Classifying three-character RCFTs with Wronskian index equalling 3 or 4

TL;DR

This paper classifies three-character rational conformal field theories with specific Wronskian indices by solving associated modular linear differential equations, revealing infinite families, discrete solutions, and coset relations that aid in identifying these theories.

Contribution

It provides the first systematic classification of [3,3] and [3,4] RCFTs through solving MLDEs, discovering new solution families and coset-bilinear relations.

Findings

Found four infinite families and 15 discrete solutions for [3,3] RCFTs.

Identified coset-bilinear relations connecting solutions to known meromorphic CFTs.

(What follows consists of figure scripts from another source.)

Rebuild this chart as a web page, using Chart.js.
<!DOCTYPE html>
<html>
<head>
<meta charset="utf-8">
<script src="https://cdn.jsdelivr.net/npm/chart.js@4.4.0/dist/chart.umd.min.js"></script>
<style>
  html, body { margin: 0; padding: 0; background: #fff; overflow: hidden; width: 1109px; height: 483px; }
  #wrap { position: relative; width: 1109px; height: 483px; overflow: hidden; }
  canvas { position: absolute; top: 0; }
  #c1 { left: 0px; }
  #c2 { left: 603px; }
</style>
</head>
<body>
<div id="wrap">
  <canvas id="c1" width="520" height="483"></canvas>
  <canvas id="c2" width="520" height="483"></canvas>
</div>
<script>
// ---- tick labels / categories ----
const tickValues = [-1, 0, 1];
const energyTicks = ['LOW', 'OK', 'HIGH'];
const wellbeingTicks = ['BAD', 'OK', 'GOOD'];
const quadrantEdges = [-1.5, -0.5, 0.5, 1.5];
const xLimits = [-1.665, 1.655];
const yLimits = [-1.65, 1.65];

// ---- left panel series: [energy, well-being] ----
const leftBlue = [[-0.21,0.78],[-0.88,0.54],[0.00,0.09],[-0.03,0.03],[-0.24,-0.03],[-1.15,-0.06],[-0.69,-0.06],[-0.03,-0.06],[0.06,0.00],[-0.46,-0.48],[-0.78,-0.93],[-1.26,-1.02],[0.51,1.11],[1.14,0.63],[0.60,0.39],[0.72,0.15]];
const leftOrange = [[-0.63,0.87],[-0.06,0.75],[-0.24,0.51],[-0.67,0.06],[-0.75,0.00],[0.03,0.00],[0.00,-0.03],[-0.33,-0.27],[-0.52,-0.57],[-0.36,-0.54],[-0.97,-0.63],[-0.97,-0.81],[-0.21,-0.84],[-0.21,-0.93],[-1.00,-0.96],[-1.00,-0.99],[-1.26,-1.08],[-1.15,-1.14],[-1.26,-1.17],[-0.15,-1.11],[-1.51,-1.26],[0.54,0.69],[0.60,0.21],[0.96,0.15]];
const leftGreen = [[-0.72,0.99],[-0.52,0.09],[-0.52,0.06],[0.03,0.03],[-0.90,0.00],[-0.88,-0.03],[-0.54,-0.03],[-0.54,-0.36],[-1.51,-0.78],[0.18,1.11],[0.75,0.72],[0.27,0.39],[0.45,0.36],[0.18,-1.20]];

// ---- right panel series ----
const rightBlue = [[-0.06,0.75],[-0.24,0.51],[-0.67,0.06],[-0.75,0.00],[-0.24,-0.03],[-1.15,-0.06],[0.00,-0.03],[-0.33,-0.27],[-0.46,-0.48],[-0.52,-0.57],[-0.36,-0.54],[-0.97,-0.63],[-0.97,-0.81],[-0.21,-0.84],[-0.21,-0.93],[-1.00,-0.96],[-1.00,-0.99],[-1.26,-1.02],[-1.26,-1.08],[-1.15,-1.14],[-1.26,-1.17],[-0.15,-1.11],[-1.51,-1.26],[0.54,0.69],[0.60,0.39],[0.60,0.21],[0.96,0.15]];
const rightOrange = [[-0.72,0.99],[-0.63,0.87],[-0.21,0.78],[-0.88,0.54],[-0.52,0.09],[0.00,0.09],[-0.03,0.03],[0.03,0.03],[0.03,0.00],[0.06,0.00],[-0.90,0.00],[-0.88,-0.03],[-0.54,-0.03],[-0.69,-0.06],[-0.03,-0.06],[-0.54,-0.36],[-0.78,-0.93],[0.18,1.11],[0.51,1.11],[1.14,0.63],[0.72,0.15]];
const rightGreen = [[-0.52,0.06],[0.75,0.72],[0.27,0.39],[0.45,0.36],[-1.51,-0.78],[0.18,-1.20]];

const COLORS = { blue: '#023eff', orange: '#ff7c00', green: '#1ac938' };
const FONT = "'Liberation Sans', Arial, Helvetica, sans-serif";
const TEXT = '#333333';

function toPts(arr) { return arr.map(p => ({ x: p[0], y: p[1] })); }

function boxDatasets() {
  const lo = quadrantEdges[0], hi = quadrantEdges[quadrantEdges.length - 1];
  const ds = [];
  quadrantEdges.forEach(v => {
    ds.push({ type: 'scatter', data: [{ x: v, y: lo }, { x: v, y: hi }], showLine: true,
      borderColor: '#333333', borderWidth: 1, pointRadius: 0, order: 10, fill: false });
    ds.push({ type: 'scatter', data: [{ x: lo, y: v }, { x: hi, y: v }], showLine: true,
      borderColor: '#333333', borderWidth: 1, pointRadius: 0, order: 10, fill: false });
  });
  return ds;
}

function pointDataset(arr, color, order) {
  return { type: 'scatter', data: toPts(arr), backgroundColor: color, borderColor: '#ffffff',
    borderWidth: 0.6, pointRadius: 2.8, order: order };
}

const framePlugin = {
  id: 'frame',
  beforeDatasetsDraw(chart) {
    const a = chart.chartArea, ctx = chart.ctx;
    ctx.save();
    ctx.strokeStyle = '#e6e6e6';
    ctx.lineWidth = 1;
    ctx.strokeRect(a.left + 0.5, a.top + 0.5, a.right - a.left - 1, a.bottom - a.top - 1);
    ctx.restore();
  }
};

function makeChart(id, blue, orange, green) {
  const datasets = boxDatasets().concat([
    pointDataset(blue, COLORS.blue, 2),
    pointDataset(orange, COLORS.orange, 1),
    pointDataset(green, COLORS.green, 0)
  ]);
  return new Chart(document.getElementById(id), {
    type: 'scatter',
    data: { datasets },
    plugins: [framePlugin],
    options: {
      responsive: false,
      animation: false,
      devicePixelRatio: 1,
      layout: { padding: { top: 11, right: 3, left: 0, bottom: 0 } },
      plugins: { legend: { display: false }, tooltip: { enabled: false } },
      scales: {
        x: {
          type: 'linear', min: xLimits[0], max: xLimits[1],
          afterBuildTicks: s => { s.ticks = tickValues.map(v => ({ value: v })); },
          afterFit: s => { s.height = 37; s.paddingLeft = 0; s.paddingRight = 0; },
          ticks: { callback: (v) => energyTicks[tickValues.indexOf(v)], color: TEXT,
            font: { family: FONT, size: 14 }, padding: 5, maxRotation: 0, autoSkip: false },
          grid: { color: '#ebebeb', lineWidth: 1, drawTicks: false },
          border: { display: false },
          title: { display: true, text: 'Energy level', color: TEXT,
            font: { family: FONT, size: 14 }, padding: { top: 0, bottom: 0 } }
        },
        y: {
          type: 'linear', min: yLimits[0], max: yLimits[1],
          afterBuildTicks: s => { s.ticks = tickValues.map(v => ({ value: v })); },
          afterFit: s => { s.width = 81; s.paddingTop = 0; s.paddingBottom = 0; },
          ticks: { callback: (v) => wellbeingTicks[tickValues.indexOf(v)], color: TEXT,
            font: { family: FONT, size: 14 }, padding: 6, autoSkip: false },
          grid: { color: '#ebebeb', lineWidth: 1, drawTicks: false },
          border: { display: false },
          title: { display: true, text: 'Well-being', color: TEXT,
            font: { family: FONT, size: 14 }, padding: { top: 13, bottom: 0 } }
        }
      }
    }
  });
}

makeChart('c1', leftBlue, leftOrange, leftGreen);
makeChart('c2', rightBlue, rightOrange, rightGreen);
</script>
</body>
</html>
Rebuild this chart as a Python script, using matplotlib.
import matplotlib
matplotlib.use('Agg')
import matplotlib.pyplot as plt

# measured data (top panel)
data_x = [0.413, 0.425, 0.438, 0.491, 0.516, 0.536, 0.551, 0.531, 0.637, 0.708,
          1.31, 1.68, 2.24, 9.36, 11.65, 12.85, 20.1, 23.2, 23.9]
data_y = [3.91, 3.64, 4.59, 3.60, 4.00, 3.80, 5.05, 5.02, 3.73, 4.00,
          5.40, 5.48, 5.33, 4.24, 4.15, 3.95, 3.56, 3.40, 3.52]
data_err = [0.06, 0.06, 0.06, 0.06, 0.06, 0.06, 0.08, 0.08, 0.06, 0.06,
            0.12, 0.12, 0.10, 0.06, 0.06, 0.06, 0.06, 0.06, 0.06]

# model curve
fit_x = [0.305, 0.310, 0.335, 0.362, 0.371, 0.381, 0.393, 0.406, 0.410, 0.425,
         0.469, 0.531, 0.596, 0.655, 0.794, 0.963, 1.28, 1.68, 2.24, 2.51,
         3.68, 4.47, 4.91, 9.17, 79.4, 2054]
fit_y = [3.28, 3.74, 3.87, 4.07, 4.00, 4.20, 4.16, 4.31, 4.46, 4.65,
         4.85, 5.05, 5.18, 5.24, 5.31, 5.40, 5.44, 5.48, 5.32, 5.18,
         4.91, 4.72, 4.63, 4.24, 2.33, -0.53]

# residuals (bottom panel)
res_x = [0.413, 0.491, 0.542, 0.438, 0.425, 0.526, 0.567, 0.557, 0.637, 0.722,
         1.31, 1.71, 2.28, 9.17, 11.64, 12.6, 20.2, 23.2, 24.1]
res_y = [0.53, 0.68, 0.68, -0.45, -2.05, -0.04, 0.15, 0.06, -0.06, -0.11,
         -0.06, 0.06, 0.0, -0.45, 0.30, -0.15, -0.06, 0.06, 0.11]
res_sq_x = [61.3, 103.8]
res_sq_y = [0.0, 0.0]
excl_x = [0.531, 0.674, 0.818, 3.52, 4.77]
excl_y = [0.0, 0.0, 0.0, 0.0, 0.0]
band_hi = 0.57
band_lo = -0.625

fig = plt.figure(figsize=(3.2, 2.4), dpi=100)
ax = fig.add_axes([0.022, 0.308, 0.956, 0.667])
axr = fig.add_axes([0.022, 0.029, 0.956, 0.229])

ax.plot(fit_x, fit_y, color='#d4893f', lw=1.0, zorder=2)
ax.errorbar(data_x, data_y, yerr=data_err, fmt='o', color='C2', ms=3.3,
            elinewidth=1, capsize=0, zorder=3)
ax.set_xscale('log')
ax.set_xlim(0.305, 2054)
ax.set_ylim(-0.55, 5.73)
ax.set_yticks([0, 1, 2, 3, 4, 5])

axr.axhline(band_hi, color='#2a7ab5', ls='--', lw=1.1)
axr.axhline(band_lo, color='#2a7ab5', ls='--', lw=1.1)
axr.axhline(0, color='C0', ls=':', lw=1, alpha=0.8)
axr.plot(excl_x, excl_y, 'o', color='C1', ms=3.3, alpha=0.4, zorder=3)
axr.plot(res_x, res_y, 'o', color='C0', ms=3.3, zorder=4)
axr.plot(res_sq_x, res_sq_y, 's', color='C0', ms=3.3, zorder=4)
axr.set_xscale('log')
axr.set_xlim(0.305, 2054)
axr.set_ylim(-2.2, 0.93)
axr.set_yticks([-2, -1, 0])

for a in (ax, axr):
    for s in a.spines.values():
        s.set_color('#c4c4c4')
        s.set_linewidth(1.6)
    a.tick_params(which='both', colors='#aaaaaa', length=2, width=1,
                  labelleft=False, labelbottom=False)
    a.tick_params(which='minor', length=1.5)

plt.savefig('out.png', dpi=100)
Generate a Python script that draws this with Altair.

Obtained nine solutions for [3,4] RCFTs, linking them to [2,2] solutions.

Abstract

In the Mathur-Mukhi-Sen (MMS) classification scheme for rational conformal field theories (RCFTs), a RCFT is identified by a pair of non-negative integers $\mathbf{[n, \ell]}$, with $\mathbf{n}$ being the number of characters and $\mathbf{\ell}$ the Wronskian index. The modular linear differential equation (MLDE) that the characters of a RCFT solve are labelled similarly. All RCFTs with a given $\mathbf{[n, \ell]}$ solve the modular linear differential equation (MLDE) labelled by the same $\mathbf{[n, \ell]}$. With the goal of classifying $\mathbf{[3,3]}$ and $\mathbf{[3,4]}$ CFTs, we set-up and solve those MLDEs, each of which is a three-parameter non-rigid MLDE, for character-like solutions. In the former case, we obtain four infinite families and a discrete set of $15$ solutions, all in the range $0 < c \leq 32$. Amongst these $\mathbf{[3,3]}$ character-like solutions, we find pairs of them that form coset-bilinear relations with meromorphic CFTs/characters of central charges $16, 24, 32, 40, 48, 56, 64$. There are six families of coset-bilinear relations where both the RCFTs of the pair are drawn from the infinite families of solutions. There are an additional $23$ coset-bilinear relations between character-like solutions of the discrete set. The coset-bilinear relations should help in identifying the $\mathbf{[3,3]}$ CFTs. In the $\mathbf{[3,4]}$ case, we obtain nine character-like solutions each of which is a $\mathbf{[2,2]}$ character-like solution adjoined with a constant character.